# [Given instruction]
Below this line is a listing that includes pictures. Copy exactly, and only, the lines from the one containing "Recreate this image" through the one containing "0.8, 1, 0.6, 0.8, 0.7, 1]"; the pictures do not go in the copy.

# [Items listed in a dataset]
#####

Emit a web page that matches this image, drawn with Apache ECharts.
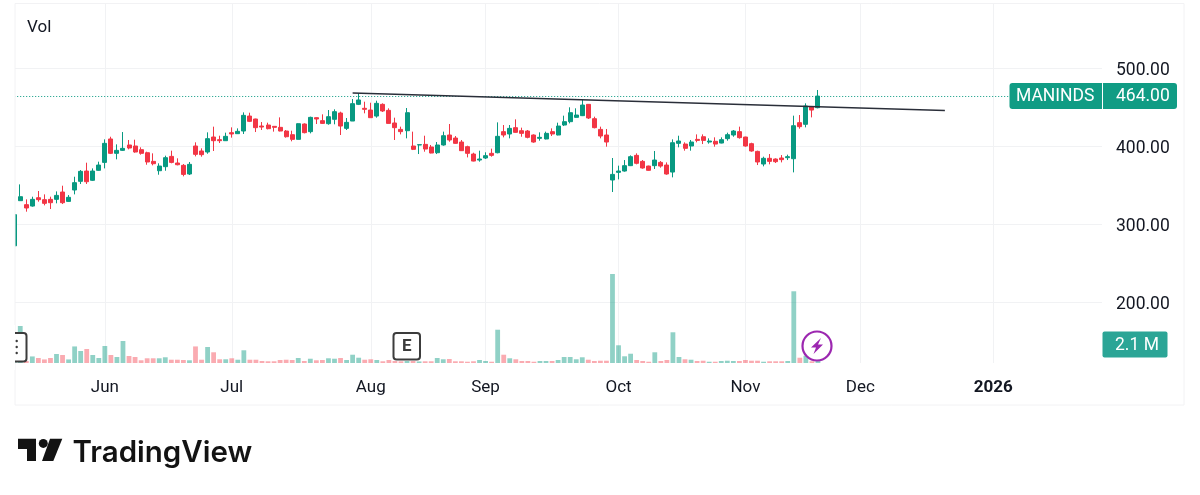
<!DOCTYPE html>
<html>
<head>
<meta charset="utf-8">
<title>MANINDS</title>
<style>
  html, body { margin: 0; padding: 0; background: #fff; }
  #chart { width: 1200px; height: 495px; }
</style>
<script src="https://cdn.jsdelivr.net/npm/echarts@6/dist/echarts.min.js"></script>
</head>
<body>
<div id="chart"></div>
<script>
// daily candles
const opens = [272,329.9,324.8,323,333.7,331.2,331.6,331.6,341,329,
  343.6,354.7,367.9,356,368.8,379,409,390.6,394.4,401.3,
  400,395.3,391.4,380.3,368.3,373.5,386.7,378.2,375.2,364.1,
  400,393.6,392.3,411.5,408.1,406.8,417.1,415.8,419.2,438.4,
  434.6,425.6,426.9,425.2,423.9,419.2,414.5,408.5,428.2,418.4,
  436.3,432.5,428.6,434.2,442.3,422.6,432,453.4,448.3,446.1,
  438.4,453.4,445.7,429.5,421.3,419.6,400,401.3,402.1,398.7,
  391.4,401.3,414.1,410.2,405.1,399.1,389.7,382,384.6,390.6,
  391.4,418.4,415.4,423.5,419.6,419.2,414.1,409.8,409,418.4,
  414.1,426.9,431.2,436.7,438.9,453.4,435,421.3,414.1,356.4,
  366.2,367.9,374.8,388,380.3,374.3,374.8,379,375.6,366.6,
  403.4,402.5,400,408.5,411.9,405.1,406,403.8,409.4,414.1,
  418.4,411.5,403,393.1,376.9,384.2,383.3,384.6,385,383.7,
  429.9,427.8,450.4,449.1];
const closes = [312,335,320.5,331.6,331.2,326.5,327.3,336.7,327.3,334.2,
  353,367.5,354.2,367.9,375.6,403.4,390.6,394.4,397,397.4,
  392.3,390.6,379.5,377.3,374.3,385,379,376,363.6,376.5,
  389.3,388.9,409.4,406.8,406.8,412.4,415.4,418.8,439.3,431.6,
  423.5,424.3,422.2,423.9,419.2,411.9,408.5,428.6,417.1,436.7,
  434.6,429,437.6,444,425.6,430.3,454.3,459,447,436.3,
  454.7,444.9,429,423.5,418.4,442.7,395.7,401.7,396.1,391,
  401.3,413.2,407.7,403.4,394,390.6,380.7,383.3,387.6,388,
  412.4,414.1,422.6,417.5,416.2,411.1,405.1,411.1,416.2,415.4,
  425.6,431.2,442.7,439.7,452.5,435.9,423.5,412.8,405.1,363.6,
  367.9,374.8,386.3,377.8,371.8,368.8,382,374.3,364.1,404.2,
  406.4,397,405.1,407.2,407.2,406.4,402.5,408.1,414.5,419.2,
  410.7,400,393.6,379.5,384.2,380.3,379.9,382.5,386.3,426,
  424.8,451.3,446.1,464];
const lows = [238,329.9,315.8,322.2,328.6,323.9,319.2,326.5,325.6,328.6,
  338,351.3,351.3,355.1,368.3,371.3,389.7,382.9,393.6,395.7,
  391.4,388.9,376,375.2,363.2,368.3,377.8,375.2,361.1,362.8,
  386.7,386.3,390.1,393.6,403.8,406.4,410.7,415.4,415.4,430.7,
  417.9,420.5,421.3,418.4,418.8,410.7,406,408.5,416.2,416.2,
  428.2,428.6,427.3,427.8,414.1,420.5,432,452.5,441.9,436.3,
  436.3,443.6,429,407.7,414.9,409.8,394.8,389.7,392.7,390.6,
  389.7,400.4,405.5,403,393.6,385.4,380.3,379.9,383.3,386.3,
  390.6,411.1,409.8,417.1,411.9,409.8,404.2,406.8,408.5,412.8,
  413.7,425.6,429,436.3,438.4,434.6,422.6,409.8,399.1,341,
  357.2,367.1,374.3,376.5,370.9,368.3,370.5,372.2,363.2,359.8,
  398.3,394,394,404.7,402.5,403,399.1,403.4,406.8,411.9,
  409.4,399.1,392.7,375.6,373.9,376.5,378.2,379,382,366.2,
  422.2,423.9,436.7,448.3];
const highs = [315,350.8,331.6,335,342.3,338,335,341.8,349.1,337.1,
  360.6,369.2,378.6,371.3,379.9,408.5,411.9,402.1,417.9,407.7,
  408.1,398.3,392.7,390.6,377.8,387.6,394,384.2,376.9,379.5,
  404.7,397,417.5,424.8,413.2,417.1,423.9,422.6,443.1,442.7,
  435,430.7,429.9,425.6,436.7,420.5,419.6,429,429,437.6,
  436.7,440.6,446.1,447,444,435.9,460.2,467.5,456.8,455.5,
  458.1,454.7,448.3,436.3,424.8,448.7,418.4,402.1,413.2,401.3,
  405.1,418.4,428.2,412.8,407.7,400.4,391.4,394,391.9,396.6,
  430.3,426.9,426.9,434.2,423.5,420.5,414.9,417.5,418.4,422.6,
  429.9,438.9,449.6,448.3,459.8,453.8,437.6,424.8,421.8,384.6,
  374.8,382,388,390.6,382,374.8,393.6,380.7,379,408.5,
  413.2,404.7,407.7,414.9,414.9,409.8,411.1,411.1,417.1,420.5,
  424.8,411.9,404.2,394,386.3,389.7,384.2,388.4,388.9,438.9,
  439.7,454.7,451.3,471.8];
// volume in millions
const volumes = [3.5,25.9,1.4,4.6,3.5,2.5,3.5,6.3,5.6,2.5,
  11.6,8.4,9.8,5.6,3.5,11.9,5.6,4.2,15.4,4.9,
  4.2,1.9,3.3,3.3,3.3,4,2.3,2.3,2.1,1.9,
  11.6,2.3,11.2,7.5,2.6,2.6,3.3,2.3,8.9,2.3,
  2.3,1.4,1.2,1.2,2.1,2.3,2.1,3.5,1.4,3,
  1.9,2.1,3.3,3,3.5,2.1,5.8,3.7,2.3,2.6,
  2.1,1.2,2.1,1.4,1.2,1.4,1.4,1.1,1.2,1.2,
  3.5,2.6,2.8,1.2,1.2,0.9,1.2,2.1,1.4,0.9,
  23.3,5.8,3.3,2.6,1.4,1.4,0.9,1.4,1.4,1.4,
  2.1,4.2,4.2,2.6,4,2.3,1.4,1.6,1.6,62.3,
  12.4,4.7,6.5,2.1,1.4,0.9,7.5,1.4,2.1,21.5,
  4.2,2.6,2.3,1.4,1.6,0.9,0.9,1.4,1.6,1.4,
  1.4,2.1,1.6,1.6,0.9,1.2,1.2,1.2,1.4,50.2,
  3.7,5.1,1.2,2.1];

// month ticks: bar index -> label
const tickIndexes = [15, 36, 59, 78, 100, 121, 140, 162];
const tickLabels = ["Jun", "Jul", "Aug", "Sep", "Oct", "Nov", "Dec", "2026"];
const priceTicks = [200, 300, 400, 500];
const lastPrice = 464;
const symbolName = "MANINDS";
const volumeLabel = "2.1 M";
// trend line drawn on the chart: [bar index, price]
const trendStart = [56, 468];
const trendEnd = [154, 445.5];

const barCount = 181; // candles plus the empty days to the right
const categories = [];
for (let i = 0; i < barCount; i++) categories.push(String(i));

const UP = "#089981";
const DOWN = "#f23645";
const GRID = "#f1f2f4";
const TEXT = "#131722";
const FONT = "Roboto";

function initChart() {
  const chart = echarts.init(document.getElementById("chart"), null, { renderer: "canvas" });

  const candleData = opens.map((o, i) => [o, closes[i], lows[i], highs[i]]);
  const volumeData = volumes.map((v, i) => ({
    value: v,
    itemStyle: { color: closes[i] >= opens[i] ? "rgba(8,153,129,0.45)" : "rgba(242,54,69,0.42)" }
  }));

  const option = {
    animation: false,
    backgroundColor: "#fff",
    grid: { left: 14.2, right: 98, top: 4, bottom: 132, containLabel: false },
    xAxis: {
      type: "category",
      data: categories,
      boundaryGap: false,
      axisLine: { show: false },
      axisTick: { show: false },
      splitLine: {
        show: true,
        interval: idx => tickIndexes.includes(idx),
        lineStyle: { color: GRID, width: 1 }
      },
      axisLabel: {
        interval: idx => tickIndexes.includes(idx),
        margin: 16,
        fontFamily: FONT,
        fontSize: 17,
        color: TEXT,
        formatter: val => {
          const label = tickLabels[tickIndexes.indexOf(Number(val))];
          return label === "2026" ? "{year|2026}" : label;
        },
        rich: { year: { fontFamily: FONT, fontSize: 17, fontWeight: "bold", color: TEXT } }
      }
    },
    yAxis: [
      {
        type: "value",
        position: "right",
        min: 121.8,
        max: 582.05,
        axisLine: { show: false },
        axisTick: { show: false, customValues: priceTicks },
        splitLine: { show: true, lineStyle: { color: GRID, width: 1 } },
        axisLabel: {
          customValues: priceTicks,
          margin: 14,
          fontFamily: FONT,
          fontSize: 17.5,
          color: TEXT,
          formatter: val => "{p|" + val.toFixed(2) + "}",
          // nudge the text down onto its grid line
          rich: { p: { fontFamily: FONT, fontSize: 17.5, color: TEXT, padding: [5, 0, 0, 0] } }
        }
      },
      {
        // volume pane shares the grid, hidden scale
        type: "value",
        min: 0,
        max: 251.3,
        show: false,
        splitLine: { show: false }
      }
    ],
    series: [
      {
        name: "Vol",
        type: "bar",
        yAxisIndex: 1,
        barWidth: 4.8,
        data: volumeData,
        silent: true,
        z: 1
      },
      {
        name: symbolName,
        type: "candlestick",
        yAxisIndex: 0,
        barWidth: 4.5,
        data: candleData,
        silent: true,
        z: 2,
        itemStyle: {
          color: UP,
          color0: DOWN,
          borderColor: UP,
          borderColor0: DOWN,
          borderWidth: 1
        },
        markLine: {
          silent: true,
          symbol: "none",
          label: { show: false },
          animation: false,
          data: [
            {
              yAxis: lastPrice,
              lineStyle: { color: UP, type: [1, 2], width: 1 }
            },
            [
              { coord: [String(trendStart[0]), trendStart[1]], lineStyle: { color: "#2a2e39", type: "solid", width: 1.4 } },
              { coord: [String(trendEnd[0]), trendEnd[1]] }
            ]
          ]
        }
      }
    ]
  };

  chart.setOption(option);

  // price tag sits on the last price, everything else here is page furniture
  const tagY = chart.convertToPixel({ yAxisIndex: 0 }, lastPrice);
  const box = { fill: "#fff", stroke: "#3c3c3c", lineWidth: 2 };

  chart.setOption({
    graphic: [
      // left margin cover, the first candle is cut by the frame
      { type: "rect", z: 90, silent: true, shape: { x: 0, y: 0, width: 15, height: 410 }, style: { fill: "#fff" } },
      // outer frame
      { type: "rect", z: 91, silent: true, shape: { x: 15, y: 3.5, width: 1169, height: 401.5 },
        style: { fill: "none", stroke: "#f2f2f4", lineWidth: 1 } },
      { type: "text", z: 100, x: 27, y: 19, style: { text: "Vol", font: "17px Roboto", fill: TEXT } },

      // symbol + last price tag
      { type: "rect", z: 100, shape: { x: 1009.5, y: tagY - 13, width: 167.5, height: 26, r: 3 }, style: { fill: "#109c84" } },
      { type: "line", z: 101, shape: { x1: 1102.5, y1: tagY - 13, x2: 1102.5, y2: tagY + 13 }, style: { stroke: "#fff", lineWidth: 1 } },
      { type: "text", z: 101, x: 1016, y: tagY - 8, style: { text: symbolName, font: "17.5px Roboto", fill: "#fff" } },
      { type: "text", z: 101, x: 1116, y: tagY - 8, style: { text: lastPrice.toFixed(2), font: "17.5px Roboto", fill: "#fff" } },

      // volume tag
      { type: "rect", z: 100, shape: { x: 1102.5, y: 331.5, width: 65, height: 26, r: 2 }, style: { fill: "#2ba596" } },
      { type: "text", z: 101, x: 1115, y: 337, style: { text: volumeLabel, font: "17.5px Roboto", fill: "#fff" } },

      // clipped marker on the left edge
      { type: "rect", z: 100, shape: { x: 5, y: 333, width: 21.5, height: 28.5, r: 3 }, style: box },
      { type: "rect", z: 101, shape: { x: 0, y: 325, width: 15, height: 45 }, style: { fill: "#fff" } },
      { type: "circle", z: 102, shape: { cx: 16.7, cy: 341, r: 1.2 }, style: { fill: "#3c3c3c" } },
      { type: "circle", z: 102, shape: { cx: 16.7, cy: 347, r: 1.2 }, style: { fill: "#3c3c3c" } },
      { type: "circle", z: 102, shape: { cx: 16.7, cy: 353, r: 1.2 }, style: { fill: "#3c3c3c" } },

      // earnings marker
      { type: "rect", z: 100, shape: { x: 393.5, y: 333, width: 26.5, height: 26.5, r: 3 }, style: box },
      { type: "text", z: 101, x: 406.7, y: 347, style: { text: "E", font: "bold 17px Roboto", fill: "#3c3c3c", align: "center", verticalAlign: "middle" } },

      // purple flash marker
      { type: "circle", z: 100, shape: { cx: 817, cy: 346, r: 14.5 }, style: { fill: "rgba(255,255,255,0.9)", stroke: "#9c27b0", lineWidth: 2.2 } },
      { type: "polygon", z: 101, shape: { points: [[821, 338], [811, 347.5], [816, 347.5], [813.5, 354], [823, 344.5], [818, 344.5]] }, style: { fill: "#9c27b0" } },

      // TradingView logo
      { type: "polygon", z: 100, shape: { points: [[18, 438.7], [36, 438.7], [36, 461], [27, 461], [27, 449], [18, 449]] }, style: { fill: "#131313" } },
      { type: "circle", z: 100, shape: { cx: 43.3, cy: 443.4, r: 4.5 }, style: { fill: "#131313" } },
      { type: "polygon", z: 100, shape: { points: [[50, 438.7], [62.3, 438.7], [53.3, 461], [42, 461]] }, style: { fill: "#131313" } },
      { type: "text", z: 100, x: 72.5, y: 453, style: { text: "TradingView", font: "600 29.5px Inter", fill: "#131313", verticalAlign: "middle" } }
    ]
  });
}

window.onload = initChart;
</script>
</body>
</html>
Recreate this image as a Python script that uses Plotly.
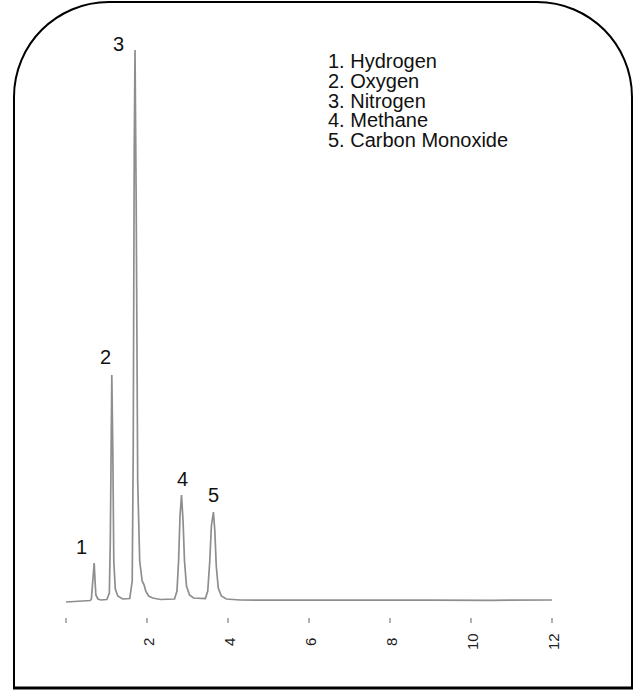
import plotly.graph_objects as go

# Chromatogram trace (time in min, signal in arbitrary units)
time = [0.0, 0.3, 0.6, 0.627, 0.652, 0.664, 0.696, 0.72, 0.738, 0.787, 0.86, 1.008,
        1.07, 1.094, 1.119, 1.131, 1.156, 1.18, 1.217, 1.279, 1.40, 1.574,
        1.635, 1.66, 1.685, 1.704, 1.733, 1.77, 1.82, 1.88, 1.93, 1.967, 2.04, 2.14, 2.336, 2.68,
        2.74, 2.78, 2.815, 2.852, 2.89, 2.926, 2.975, 3.05, 3.15, 3.44,
        3.50, 3.55, 3.59, 3.64, 3.675, 3.71, 3.76, 3.836, 3.96, 4.3,
        5.0, 6.5, 8.0, 9.0, 10.5, 12.0]
signal = [-1, 0, 0.5, 2, 15, 20, 38, 18, 6, 2, 1, 1.5,
          8, 60, 180, 226, 150, 40, 12, 5, 2, 2.5,
          20, 150, 450, 551, 400, 120, 40, 20, 16, 10, 5, 3, 1.5, 2,
          10, 40, 85, 106, 80, 40, 15, 6, 3, 2.5,
          10, 40, 75, 89, 70, 35, 13, 5, 2, 1,
          0.8, 1, 0.6, 0.8, 0.7, 1]

# Peaks: label, retention time, apex height
peak_labels = ["1", "2", "3", "4", "5"]
peak_times = [0.696, 1.131, 1.704, 2.852, 3.64]
peak_heights = [38, 226, 551, 106, 89]
label_offsets = [(-13, 16), (-6, 18), (-17, 6), (1, 16), (0, 17)]

compounds = ["1. Hydrogen", "2. Oxygen", "3. Nitrogen", "4. Methane", "5. Carbon Monoxide"]

tick_vals = [0, 2, 4, 6, 8, 10, 12]
tick_text = ["", "2", "4", "6", "8", "10", "12"]

FONT = "Liberation Sans, Arial, sans-serif"
W, H = 640, 690
ml = 66
mr = W - 552
mt = 41
mb = H - 617
x_range = [0, 12]
y_range = [-16, 560]
pw, ph = W - ml - mr, H - mt - mb


def px_to_paper(px, py):
    """page pixel -> paper coords"""
    return ((px - ml) / pw, (H - mb - py) / ph)


fig = go.Figure()
fig.add_trace(go.Scatter(x=time, y=signal, mode="lines",
                         line=dict(color="#8e8e8e", width=1.7),
                         hoverinfo="skip", showlegend=False))

for lab, t, h, (dx, dy) in zip(peak_labels, peak_times, peak_heights, label_offsets):
    fig.add_annotation(x=t, y=h, xref="x", yref="y", text=lab, showarrow=False,
                       xshift=dx, yshift=dy,
                       font=dict(size=20, color="#111", family=FONT))

for i, c in enumerate(compounds):
    ax, ay = px_to_paper(327, 61 + i * 19.75)
    fig.add_annotation(x=ax, y=ay, xref="paper", yref="paper", text=c, showarrow=False,
                       xanchor="left", yanchor="middle", borderpad=0,
                       font=dict(size=20, color="#111", family=FONT))

# tick labels (rotated, centred under each tick)
_, lab_y = px_to_paper(0, 642)
for v, t in zip(tick_vals, tick_text):
    if t:
        fig.add_annotation(x=v, y=lab_y, xref="x", yref="paper", text=t, showarrow=False,
                           textangle=-90, xanchor="center", yanchor="middle", xshift=1,
                           font=dict(size=15, color="#222", family=FONT))

# Rounded frame
L, R, T, B, r = 14, 632, 2, 688, 95
k = 0.5523 * r


def P(x, y):
    a, b = px_to_paper(x, y)
    return f"{a:.5f},{b:.5f}"


path = (f"M {P(L, B)} L {P(L, T + r)} "
        f"C {P(L, T + r - k)} {P(L + r - k, T)} {P(L + r, T)} "
        f"L {P(R - r, T)} "
        f"C {P(R - r + k, T)} {P(R, T + r - k)} {P(R, T + r)} "
        f"L {P(R, B)}")
fig.add_shape(type="path", path=path, xref="paper", yref="paper",
              line=dict(color="black", width=2))
x0, y0 = px_to_paper(L - 1, B)
x1, y1 = px_to_paper(R + 1, B)
fig.add_shape(type="line", x0=x0, y0=y0, x1=x1, y1=y1, xref="paper", yref="paper",
              line=dict(color="black", width=3))

fig.update_layout(
    width=W, height=H,
    margin=dict(l=ml, r=mr, t=mt, b=mb, pad=0),
    paper_bgcolor="white", plot_bgcolor="white",
    xaxis=dict(range=x_range, tickvals=tick_vals, showticklabels=False,
               showgrid=False, zeroline=False, showline=False,
               ticks="outside", ticklen=5, tickwidth=2, tickcolor="#b0b0b0"),
    yaxis=dict(range=y_range, visible=False),
)

fig.write_html("out.html",
               config={"displayModeBar": False},
               post_script="document.body.style.margin='0';"
                           "document.body.style.overflow='hidden';")
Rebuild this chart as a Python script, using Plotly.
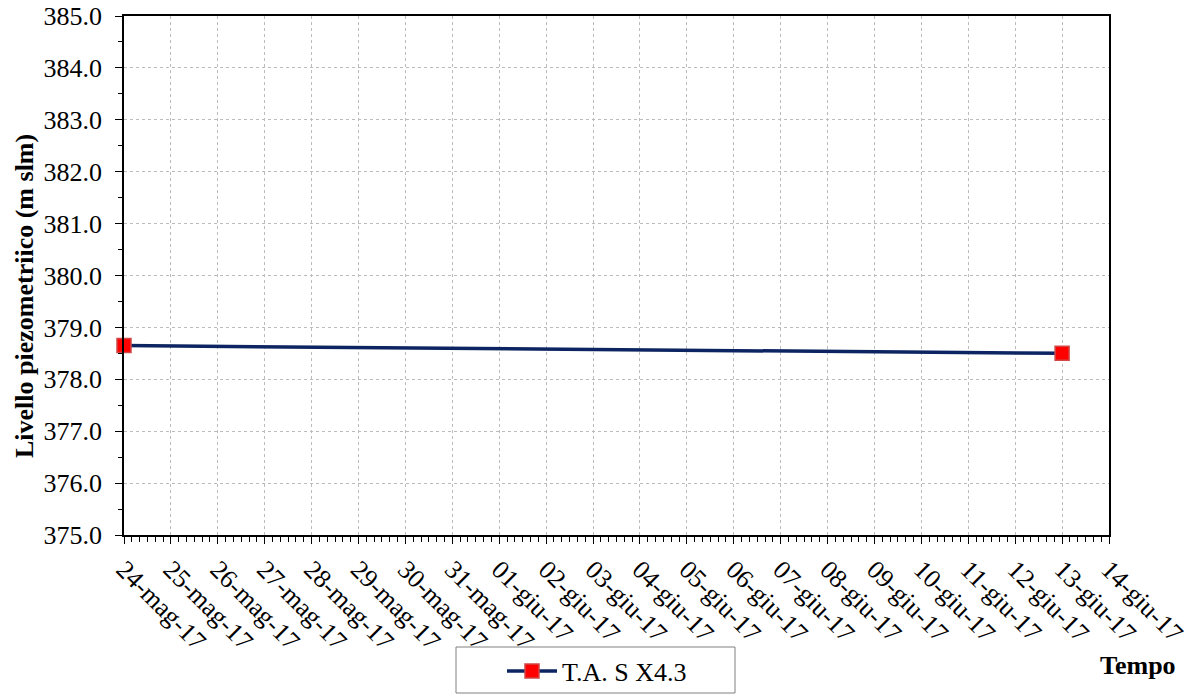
import plotly.graph_objects as go

# data
dates = ["2017-05-24", "2017-06-13"]
livello = [378.65, 378.50]
serie = "T.A. S X4.3"

tick_dates = ["2017-05-24", "2017-05-25", "2017-05-26", "2017-05-27", "2017-05-28",
              "2017-05-29", "2017-05-30", "2017-05-31", "2017-06-01", "2017-06-02",
              "2017-06-03", "2017-06-04", "2017-06-05", "2017-06-06", "2017-06-07",
              "2017-06-08", "2017-06-09", "2017-06-10", "2017-06-11", "2017-06-12",
              "2017-06-13", "2017-06-14"]
tick_labels = ["24-mag-17", "25-mag-17", "26-mag-17", "27-mag-17", "28-mag-17",
               "29-mag-17", "30-mag-17", "31-mag-17", "01-giu-17", "02-giu-17",
               "03-giu-17", "04-giu-17", "05-giu-17", "06-giu-17", "07-giu-17",
               "08-giu-17", "09-giu-17", "10-giu-17", "11-giu-17", "12-giu-17",
               "13-giu-17", "14-giu-17"]

FONT = "Liberation Serif"
W, H = 1197, 695
L, R, T, B = 124, 88, 16, 160
pw, ph = W - L - R, H - T - B

fig = go.Figure()
fig.add_trace(go.Scatter(x=dates, y=livello, name=serie, mode='lines+markers',
                         line=dict(color='#0c2461', width=3.5), cliponaxis=False,
                         marker=dict(symbol='square', size=14, color='#ff0000',
                                     line=dict(color='#d04848', width=1.5))))

# legend frame (Excel style box under the chart)
fig.add_shape(type='rect', xref='paper', yref='paper',
              x0=(456 - L) / pw, x1=(735 - L) / pw,
              y0=(T + ph - 693) / ph, y1=(T + ph - 647) / ph,
              line=dict(color='#808080', width=1), fillcolor='white', layer='below')

fig.update_layout(width=W, height=H, template='plotly_white',
                  plot_bgcolor='white', paper_bgcolor='white',
                  font=dict(family=FONT, size=26, color='black'),
                  margin=dict(l=L, r=R, t=T, b=B, autoexpand=False),
                  showlegend=True,
                  legend=dict(xref='container', yref='container',
                              x=502 / W, xanchor='left',
                              y=1 - 671 / H, yanchor='middle',
                              orientation='h', borderwidth=0,
                              bgcolor='rgba(0,0,0,0)', font=dict(family=FONT, size=26),
                              itemwidth=50),
                  annotations=[dict(text='<b>Tempo</b>', xref='paper', yref='paper',
                                    x=(1138 - L) / pw, y=(T + ph - 665) / ph,
                                    xanchor='center', yanchor='middle',
                                    showarrow=False, font=dict(family=FONT, size=26)),
                               dict(text='<b>Livello piezometriico (m slm)</b>',
                                    xref='paper', yref='paper', textangle=-90,
                                    x=(24 - L) / pw, y=(T + ph - 296) / ph,
                                    xanchor='center', yanchor='middle',
                                    showarrow=False, font=dict(family=FONT, size=26))])

fig.update_xaxes(type='date', range=["2017-05-24", "2017-06-14"], automargin=False,
                 tickvals=tick_dates, ticktext=tick_labels, tickangle=45,
                 tickfont=dict(family=FONT, size=26),
                 showline=True, linecolor='black', linewidth=1.5, mirror=True,
                 ticks='outside', ticklen=7, tickcolor='black', tickwidth=1,
                 showgrid=True, gridcolor='#bcbcbc', griddash='dot', gridwidth=1,
                 zeroline=False,
                 minor=dict(dtick=4 * 3600 * 1000, ticks='outside', ticklen=5,
                            tickcolor='black', showgrid=False))
fig.update_yaxes(range=[375, 385], dtick=1, tickformat='.1f', automargin=False,
                 tickfont=dict(family=FONT, size=26), ticklabelstandoff=8,
                 showline=True, linecolor='black', linewidth=1.5, mirror=True,
                 ticks='outside', ticklen=7, tickcolor='black', tickwidth=1,
                 showgrid=True, gridcolor='#bcbcbc', griddash='dot', gridwidth=1,
                 zeroline=False,
                 minor=dict(dtick=0.5, ticks='outside', ticklen=4,
                            tickcolor='black', showgrid=False))

fig.write_html("out.html", config={'displayModeBar': False},
               post_script="document.body.style.margin='0';")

#####

# [Solution to this problem]
Recreate this image as a Python script that uses Plotly.
import plotly.graph_objects as go

# Chromatogram trace (time in min, signal in arbitrary units)
time = [0.0, 0.3, 0.6, 0.627, 0.652, 0.664, 0.696, 0.72, 0.738, 0.787, 0.86, 1.008,
        1.07, 1.094, 1.119, 1.131, 1.156, 1.18, 1.217, 1.279, 1.40, 1.574,
        1.635, 1.66, 1.685, 1.704, 1.733, 1.77, 1.82, 1.88, 1.93, 1.967, 2.04, 2.14, 2.336, 2.68,
        2.74, 2.78, 2.815, 2.852, 2.89, 2.926, 2.975, 3.05, 3.15, 3.44,
        3.50, 3.55, 3.59, 3.64, 3.675, 3.71, 3.76, 3.836, 3.96, 4.3,
        5.0, 6.5, 8.0, 9.0, 10.5, 12.0]
signal = [-1, 0, 0.5, 2, 15, 20, 38, 18, 6, 2, 1, 1.5,
          8, 60, 180, 226, 150, 40, 12, 5, 2, 2.5,
          20, 150, 450, 551, 400, 120, 40, 20, 16, 10, 5, 3, 1.5, 2,
          10, 40, 85, 106, 80, 40, 15, 6, 3, 2.5,
          10, 40, 75, 89, 70, 35, 13, 5, 2, 1,
          0.8, 1, 0.6, 0.8, 0.7, 1]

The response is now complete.